1. He's more conservative in his approach to things overall
2. He's primarily a feeler, while Im primarily a thinker, when it comes to social and some other situations.
Joe's methodical and conservative. He almost always plays it safe. Boxing analogy: Joe would jab and protect a lot. He'd watch technique all-around, pace the fight, and keep point-count in mind throughout. This is the type of boxer who would feasibly win a lot of boring 12-round decision matches.
Me, I'm fiery, passionate, and creative. I know how to jab, but won't use the heck out of them, at least not in the methodical way, because it bores me. What's fun about following the rules? I'd take chances, pull off trick moves, and 7 times, outta ten, instead of shooting a few jabs (low power, high security punches), to score points and sustain the pace, I'd wait for a rhythm, feign a jab and go for a big cross, or overhand right (high power, low security punches. They take longer to execute, and are therefore, more dangerous to attempt.), try to wobble this dude and take him out. If I miss, I miss. Hey, I'm quick enough to recover, and if he gets me, he gets me. More power to him. This is boxing, not accounting.

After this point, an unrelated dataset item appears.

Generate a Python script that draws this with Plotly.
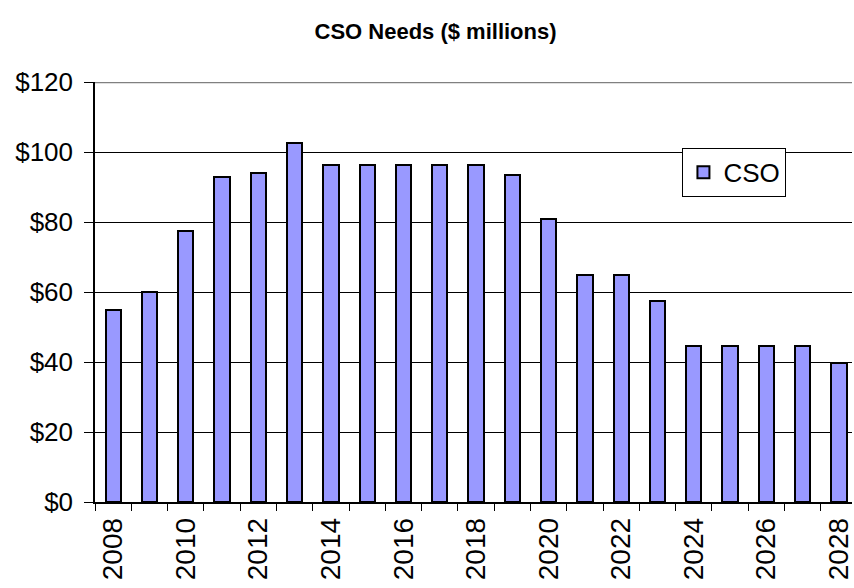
import plotly.graph_objects as go

years = list(range(2008, 2029))
cso = [55, 60, 77.4, 93, 94, 102.5, 96.4, 96.4, 96.4, 96.4, 96.4, 93.4, 81, 65, 65, 57.5, 44.5, 44.5, 44.5, 44.5, 39.6]
label_years = list(range(2008, 2029, 2))
y_ticks = [0, 20, 40, 60, 80, 100, 120]

FONT = "Liberation Sans, Arial, sans-serif"

fig = go.Figure()
fig.add_trace(go.Bar(
    x=years, y=cso, name="CSO", width=0.42,
    marker=dict(color="#9999FF", line=dict(color="black", width=2)),
))

fig.update_layout(
    width=854, height=588,
    margin=dict(l=95, r=0, t=82, b=86),
    paper_bgcolor="white", plot_bgcolor="white",
    font=dict(family=FONT, color="black"),
    title=dict(text="<b>CSO Needs ($ millions)</b>", x=0.51, xanchor="center",
               y=0.946, yanchor="middle", font=dict(size=22, family=FONT, color="black")),
    showlegend=True,
    legend=dict(x=0.776, y=0.843, xanchor="left", yanchor="top",
                bordercolor="black", borderwidth=1, bgcolor="white",
                font=dict(size=26, family=FONT, color="black"),
                tracegroupgap=0, itemwidth=30),
    bargap=0,
)

fig.update_xaxes(
    range=[2007.5, 2028.36], tickmode="array", tickvals=label_years,
    ticktext=[str(y) for y in label_years], tickangle=-90,
    ticks="", ticklabelstandoff=3, ticklabeloverflow="allow",
    tickfont=dict(size=28, family=FONT, color="black"),
    showline=True, linecolor="black", linewidth=1.5, showgrid=False, zeroline=False,
    minor=dict(ticks="outside", ticklen=7, tickcolor="black", tickwidth=1,
               tick0=2007.5, dtick=1, showgrid=False),
)

fig.update_yaxes(
    range=[0, 120], tickmode="array", tickvals=y_ticks,
    ticktext=["$" + str(v) for v in y_ticks],
    ticks="outside", ticklen=9, tickcolor="black", tickwidth=1,
    ticklabelstandoff=6,
    tickfont=dict(size=26, family=FONT, color="black"),
    showline=True, linecolor="black", linewidth=1.5,
    showgrid=True, gridcolor="black", gridwidth=1, zeroline=False,
)

fig.add_shape(type="line", xref="paper", yref="y", x0=0, x1=1, y0=120, y1=120,
              line=dict(color="#808080", width=2.5))

fig.write_html(
    "out.html",
    config={"displayModeBar": False},
    post_script="document.body.style.margin='0';document.body.style.overflow='hidden';",
)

So, the other day, I realized that Joe is one of these guys that manages social relationships emotionally. He fels out the other person's reaction, and uses reactions as a guide. If a person winces a little when he's on a particular topic, or when he speaks a particular way, he changes up. It works very well for him. He's much better accepted in our circles than I am. He goes with the flow, keeps his head down, and never attracts enemy fire.
Me, I realized, am an idealist. I got this thing in my head, about what's ok and what's not, and I go with it. I just talk. I don't usually notice that so and so doesn't like intellectual rants. If the conversation goes there, then I'm finishing out my thought. Period. I never change up. I'm always me. I'm not inconsiderate. Honestly, people have told me I'm the genuinely nicest person theyve ever met. I just believe that feelings come second to principles and logic. If I do something wrong, it's embarrassing. I try to be right. But if it's revealed to me that I've made a boo-boo, then I gotta eat my embarrassed feelings, and do the right thing and apologize. Principle first. Fuck the feelings, theyre just markers.
Either way, while I'm well known and somewhat admired, I'm not popular. I attract haters.
While Joe is, fairly popular--more importantly, widely accepted-- and attracts no haters.
I could be like Joe, but I'd have to trade in a piece of myself. When you have acceptance, it's all you have. It's almost like standing still. Being overconservative stops you from being attacked, or going backwards. But it stops you from going forwards too. You gotta take risks to move. I think that's important when considering popularity.
A lady asked me one time, "Who is popular?" I named a few people. She said: "Do you want to be like them?" When I really thought about it, I didn't like, or admire any of the people I had named. I wanted thier popularity, but I really didn't agree with how they operated.
I thought I wanted to be popular. But I didn't I wanted to be me. Which I was and am.